OUR INAUGURAL ISSUE FEATURES THREE RESEARCH ARTICLES, several editorial articles and book reviews, and a conference report. In the Research Articles’ section, Jayanta Kumar Ray examines the ways in which American and Indian foreign policy persuades Pakistan to stop cross-border terrorism. Harish C. Mehta reinterprets the Fall of Singapore in 1942, on its 75th anniversary, in light of the new historical literature that requires a re-examination of the topic. John Ranjan Mukherjee explains that the Indian government must bring peace to India’s North East by meeting the aspirations of the region’s people, and by taking steps to avoid a conflagration that may be in the offing, particularly in Assam, Nagaland and Manipur.
In the Editorial Articles’ section, Ashok Sajjanhar looks beyond the India-China standoff in Doka La, and wonders if the Asian Century may be in jeopardy. In a second article, on the 70th anniversary of India’s diplomatic relations with Thailand, Sajjanhar discusses the convergence of India’s “Act East” and Thailand’s “Look West” policies. Anirban Lahiri, based in Ho Chi Minh City, explains how Vietnam has cemented its place in the Asian Century. John Ranjan Mukherjee looks at the Naga Peace Accord and its adverse effects in Manipur. We feature two articles on the Kashmir question, with Surendra Munshi suggesting new ways of approaching the Kashmir issue by changing attitudes and mindscapes, and Tej K. Tikoo recommending giving peace a chance in Kashmir while giving no quarter to terrorism.

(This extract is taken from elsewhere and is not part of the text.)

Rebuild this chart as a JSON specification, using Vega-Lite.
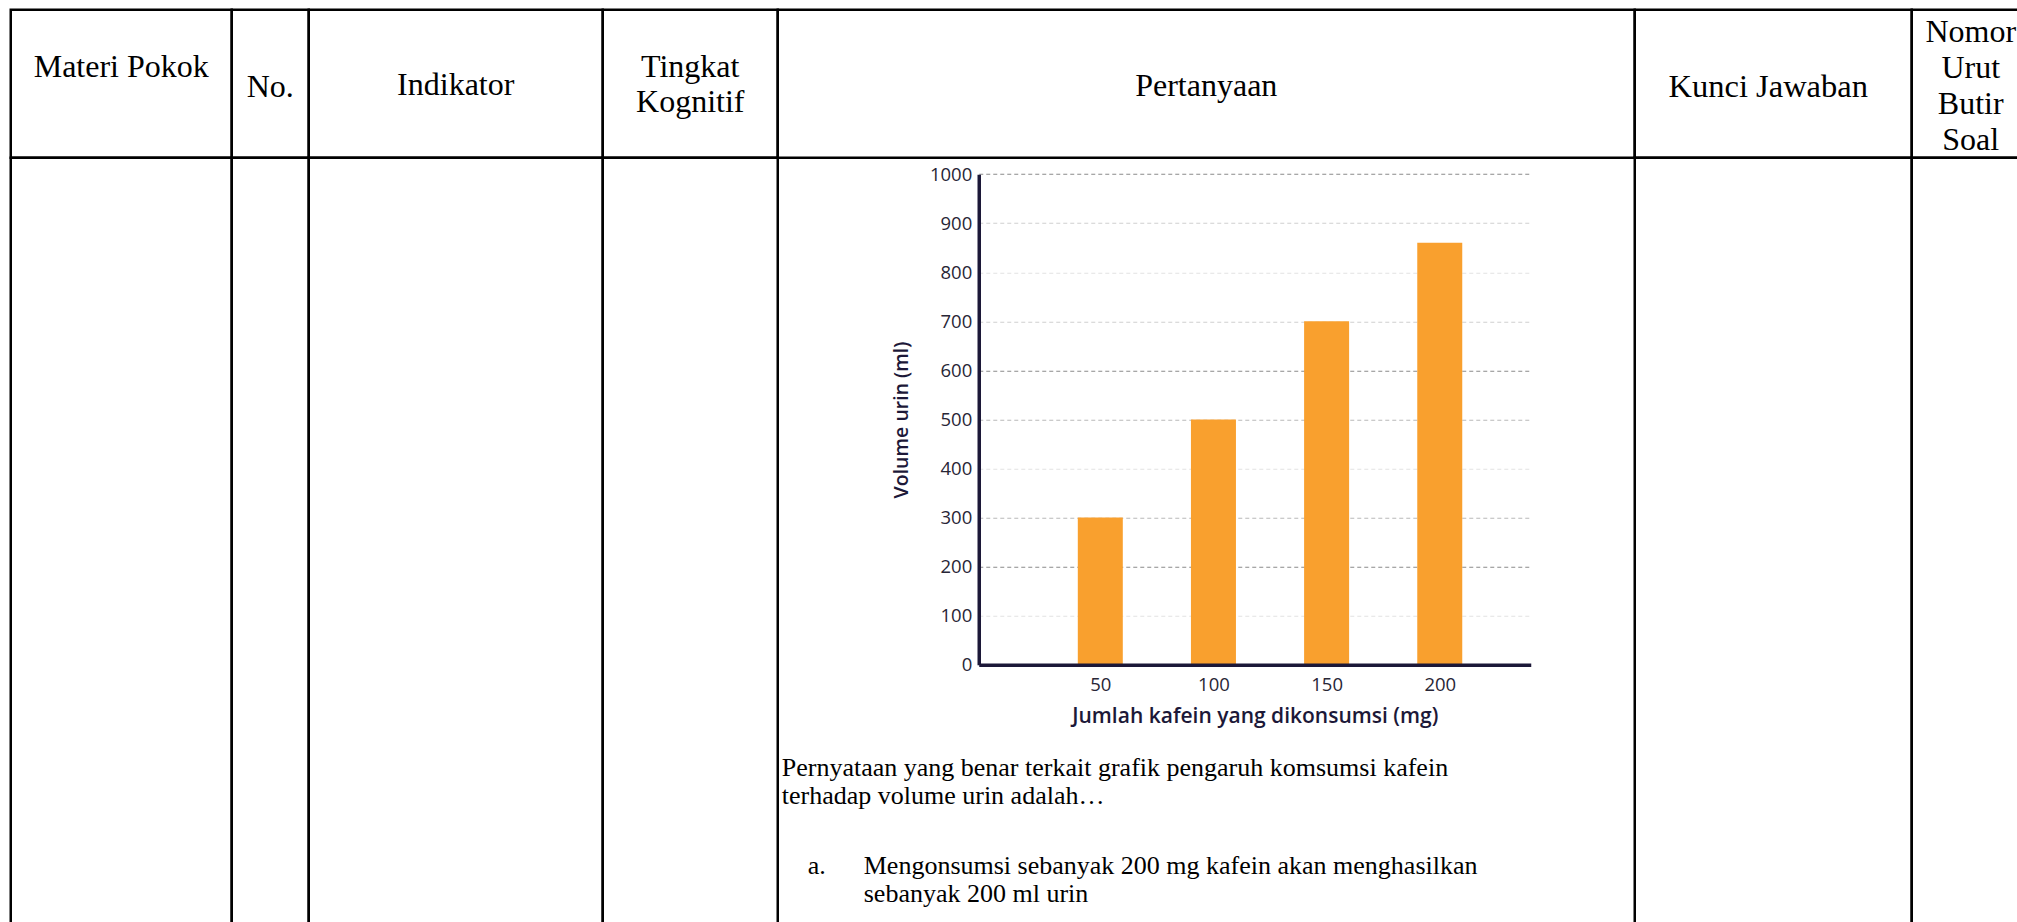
{
  "$schema": "https://vega.github.io/schema/vega-lite/v6.json",
  "background": "white",
  "padding": {"left": 8.75, "top": 7.75, "right": 0, "bottom": 0},
  "columns": 7,
  "spacing": 0,
  "bounds": "flush",
  "align": "each",
  "config": {
    "view": {"stroke": null},
    "concat": {"spacing": 0}
  },
  "concat": [
    {"width": 221, "height": 148, "layer": [
      {"data": {"values": [{}]}, "mark": {"type": "rect", "fill": null, "stroke": "black", "strokeWidth": 2.5}, "encoding": {}},
      {"data": {"values": [{"label": "Materi Pokok"}]},
       "mark": {"type": "text", "font": "Liberation Serif", "fontSize": 32, "color": "black", "baseline": "middle", "align": "center", "dy": -17, "lineBreak": "\n", "lineHeight": 36},
       "encoding": {"text": {"field": "label", "type": "nominal"}}}]},
    {"width": 77, "height": 148, "layer": [
      {"data": {"values": [{}]}, "mark": {"type": "rect", "fill": null, "stroke": "black", "strokeWidth": 2.5}, "encoding": {}},
      {"data": {"values": [{"label": "No."}]},
       "mark": {"type": "text", "font": "Liberation Serif", "fontSize": 32, "color": "black", "baseline": "middle", "align": "center", "dy": 3, "lineBreak": "\n", "lineHeight": 36},
       "encoding": {"text": {"field": "label", "type": "nominal"}}}]},
    {"width": 294, "height": 148, "layer": [
      {"data": {"values": [{}]}, "mark": {"type": "rect", "fill": null, "stroke": "black", "strokeWidth": 2.5}, "encoding": {}},
      {"data": {"values": [{"label": "Indikator"}]},
       "mark": {"type": "text", "font": "Liberation Serif", "fontSize": 32, "color": "black", "baseline": "middle", "align": "center", "dy": 1, "lineBreak": "\n", "lineHeight": 36},
       "encoding": {"text": {"field": "label", "type": "nominal"}}}]},
    {"width": 175, "height": 148, "layer": [
      {"data": {"values": [{}]}, "mark": {"type": "rect", "fill": null, "stroke": "black", "strokeWidth": 2.5}, "encoding": {}},
      {"data": {"values": [{"label": "Tingkat\nKognitif"}]},
       "mark": {"type": "text", "font": "Liberation Serif", "fontSize": 32, "color": "black", "baseline": "middle", "align": "center", "dy": -17, "lineBreak": "\n", "lineHeight": 35},
       "encoding": {"text": {"field": "label", "type": "nominal"}}}]},
    {"width": 857, "height": 148, "layer": [
      {"data": {"values": [{}]}, "mark": {"type": "rect", "fill": null, "stroke": "black", "strokeWidth": 2.5}, "encoding": {}},
      {"data": {"values": [{"label": "Pertanyaan"}]},
       "mark": {"type": "text", "font": "Liberation Serif", "fontSize": 32, "color": "black", "baseline": "middle", "align": "center", "dy": 2, "lineBreak": "\n", "lineHeight": 36},
       "encoding": {"text": {"field": "label", "type": "nominal"}}}]},
    {"width": 277, "height": 148, "layer": [
      {"data": {"values": [{}]}, "mark": {"type": "rect", "fill": null, "stroke": "black", "strokeWidth": 2.5}, "encoding": {}},
      {"data": {"values": [{"label": "Kunci Jawaban"}]},
       "mark": {"type": "text", "font": "Liberation Serif", "fontSize": 32.5, "color": "black", "baseline": "middle", "align": "center", "dx": -5, "dy": 3, "lineBreak": "\n", "lineHeight": 36},
       "encoding": {"text": {"field": "label", "type": "nominal"}}}]},
    {"width": 118, "height": 148, "layer": [
      {"data": {"values": [{}]}, "mark": {"type": "rect", "fill": null, "stroke": "black", "strokeWidth": 2.5}, "encoding": {}},
      {"data": {"values": [{"label": "Nomor\nUrut\nButir\nSoal"}]},
       "mark": {"type": "text", "font": "Liberation Serif", "fontSize": 32, "color": "black", "baseline": "middle", "align": "center", "dy": -52, "lineBreak": "\n", "lineHeight": 36},
       "encoding": {"text": {"field": "label", "type": "nominal"}}}]},
    {"width": 221, "height": 780, "data": {"values": [{}]}, "mark": {"type": "rect", "fill": null, "stroke": "black", "strokeWidth": 2.5}, "encoding": {}},
    {"width": 77, "height": 780, "data": {"values": [{}]}, "mark": {"type": "rect", "fill": null, "stroke": "black", "strokeWidth": 2.5}, "encoding": {}},
    {"width": 294, "height": 780, "data": {"values": [{}]}, "mark": {"type": "rect", "fill": null, "stroke": "black", "strokeWidth": 2.5}, "encoding": {}},
    {"width": 175, "height": 780, "data": {"values": [{}]}, "mark": {"type": "rect", "fill": null, "stroke": "black", "strokeWidth": 2.5}, "encoding": {}},
    {
      "width": 857, "height": 780,
      "resolve": {"scale": {"x": "independent", "y": "independent"}},
      "layer": [
        {
          "data": {"values": [
            {"kafein": 50, "volume": 300},
            {"kafein": 100, "volume": 500},
            {"kafein": 150, "volume": 700},
            {"kafein": 200, "volume": 860}
          ]},
          "mark": {"type": "bar", "width": 45, "color": "#F9A02E"},
          "encoding": {
            "x": {"field": "kafein", "type": "quantitative",
              "scale": {"domain": [-1.5, 238], "range": [201, 753], "nice": false, "zero": false},
              "axis": {"title": "Jumlah kafein yang dikonsumsi (mg)", "values": [50, 100, 150, 200], "offset": -273,
                "ticks": false, "tickSize": 0, "grid": false, "domainColor": "#1c1838", "domainWidth": 3.5,
                "labelFont": "Open Sans", "labelFontSize": 18.5, "labelFontWeight": 500, "labelColor": "#282636", "labelPadding": 11,
                "labelFlush": false, "labelOverlap": false,
                "titleFont": "Open Sans", "titleFontSize": 21, "titleFontWeight": 600, "titleColor": "#1c1838", "titlePadding": 11,
                "zindex": 1}},
            "y": {"field": "volume", "type": "quantitative",
              "scale": {"domain": [0, 1000], "range": [507, 16.4], "nice": false},
              "axis": {"title": "Volume urin (ml)", "values": [0, 100, 200, 300, 400, 500, 600, 700, 800, 900, 1000], "format": "d", "offset": -201,
                "ticks": false, "tickSize": 0, "domainColor": "#1c1838", "domainWidth": 3.5,
                "grid": true, "gridDash": [4, 3], "gridWidth": 1,
                "gridColor": {"condition": {"test": "indexof([1000, 600, 500, 300, 200], datum.value) >= 0", "value": "#8a8a8a"}, "value": "#cfcfcf"},
                "gridOpacity": {"condition": {"test": "indexof([1000, 600, 200, 900, 700], datum.value) >= 0", "value": 1}, "value": 0.6},
                "labelFont": "Open Sans", "labelFontSize": 18.5, "labelFontWeight": 500, "labelColor": "#282636", "labelPadding": 7,
                "labelFlush": false, "labelOverlap": false,
                "titleFont": "Open Sans", "titleFontSize": 19.5, "titleFontWeight": 600, "titleColor": "#1c1838", "titlePadding": 18}}
          }
        },
        {
          "data": {"values": [
            {"part": "stem", "line": 1, "text": "Pernyataan yang benar terkait grafik pengaruh komsumsi kafein"},
            {"part": "stem", "line": 2, "text": "terhadap volume urin adalah…"}
          ]},
          "mark": {"type": "text", "font": "Liberation Serif", "fontSize": 26, "color": "black", "align": "left", "baseline": "alphabetic"},
          "encoding": {
            "x": {"field": "part", "type": "nominal", "scale": {"type": "point", "domain": ["stem", "option"], "range": [4, 86], "padding": 0}, "axis": null},
            "y": {"field": "line", "type": "quantitative", "scale": {"domain": [1, 5], "range": [618, 730], "nice": false, "zero": false}, "axis": null},
            "text": {"field": "text", "type": "nominal"}
          }
        },
        {
          "data": {"values": [
            {"part": "marker", "line": 4, "text": "a."},
            {"part": "option", "line": 4, "text": "Mengonsumsi sebanyak 200 mg kafein akan menghasilkan"},
            {"part": "option", "line": 5, "text": "sebanyak 200 ml urin"}
          ]},
          "mark": {"type": "text", "font": "Liberation Serif", "fontSize": 26, "color": "black", "align": "left", "baseline": "alphabetic", "dy": 14},
          "encoding": {
            "x": {"field": "part", "type": "nominal", "scale": {"type": "point", "domain": ["marker", "option"], "range": [30, 86], "padding": 0}, "axis": null},
            "y": {"field": "line", "type": "quantitative", "scale": {"domain": [1, 5], "range": [618, 730], "nice": false, "zero": false}, "axis": null},
            "text": {"field": "text", "type": "nominal"}
          }
        }
      ]
    },
    {"width": 277, "height": 780, "data": {"values": [{}]}, "mark": {"type": "rect", "fill": null, "stroke": "black", "strokeWidth": 2.5}, "encoding": {}},
    {"width": 118, "height": 780, "data": {"values": [{}]}, "mark": {"type": "rect", "fill": null, "stroke": "black", "strokeWidth": 2.5}, "encoding": {}}
  ]
}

Among the Book Reviews, Pradip K. Chatterjee reviews The South China Sea Disputes: Flashpoints, Turning Points and Trajectories, explaining that China’s “peaceful” rise is threatening the small states of Southeast Asia. John Ranjan Mukherjee reviews Toh Han Shih’s Is China an Empire, arguing that Chinese empire-building draws upon historical precedents of the creation of empire by Britain and America. In an accompanying article, Mukherjee reviews Jayanta Kumar Ray’s Cross-Border Terrorism: Focus on Pakistan, exploring the mechanics of Pakistan’s creation of and support to terrorist groups.
In a report on a recent conference on Mizoram as a Gateway to Southeast Asia, organised by this journal’s parent, the Research Centre for Eastern and North Eastern Regional Studies, Kolkata (CENERS-K), the participants collectively recommended that India’s “Look East Policy” had not benefited the North East Region of India. The new policy to “Act East” would only succeed if the north eastern states worked out their own local solutions towards development, ensuring peoples’ ownership and active participation.
The journal welcomes articles on Asia in general, on India (as well as India’s northeast), and India’s role in world affairs; South Asia, Southeast Asia, East Asia (Japan, the Koreas, Taiwan, and China); and the policy towards Asia pursued by the United States, Russia and the West, as well as West Asia, Latin America, Australia and New Zealand. The journal’s focus is on diplomacy, conduct of foreign policy, international relations, soft power (use of film and the arts as tools of diplomacy), diplomatic history, war and peace, defense issues, geo-strategy, national and global economic issues, peace studies, informal diplomacy and Track 2 diplomacy, revolution and counterrevolution, terrorism and counterterrorism, colonialism and decolonisation, and hegemony and resistance. The journal carries articles on contemporary world affairs, and major events and policies of the 20th Century that are still shaping the world today and are being revisited in light of new historical material that is declassified and becomes available from time to time.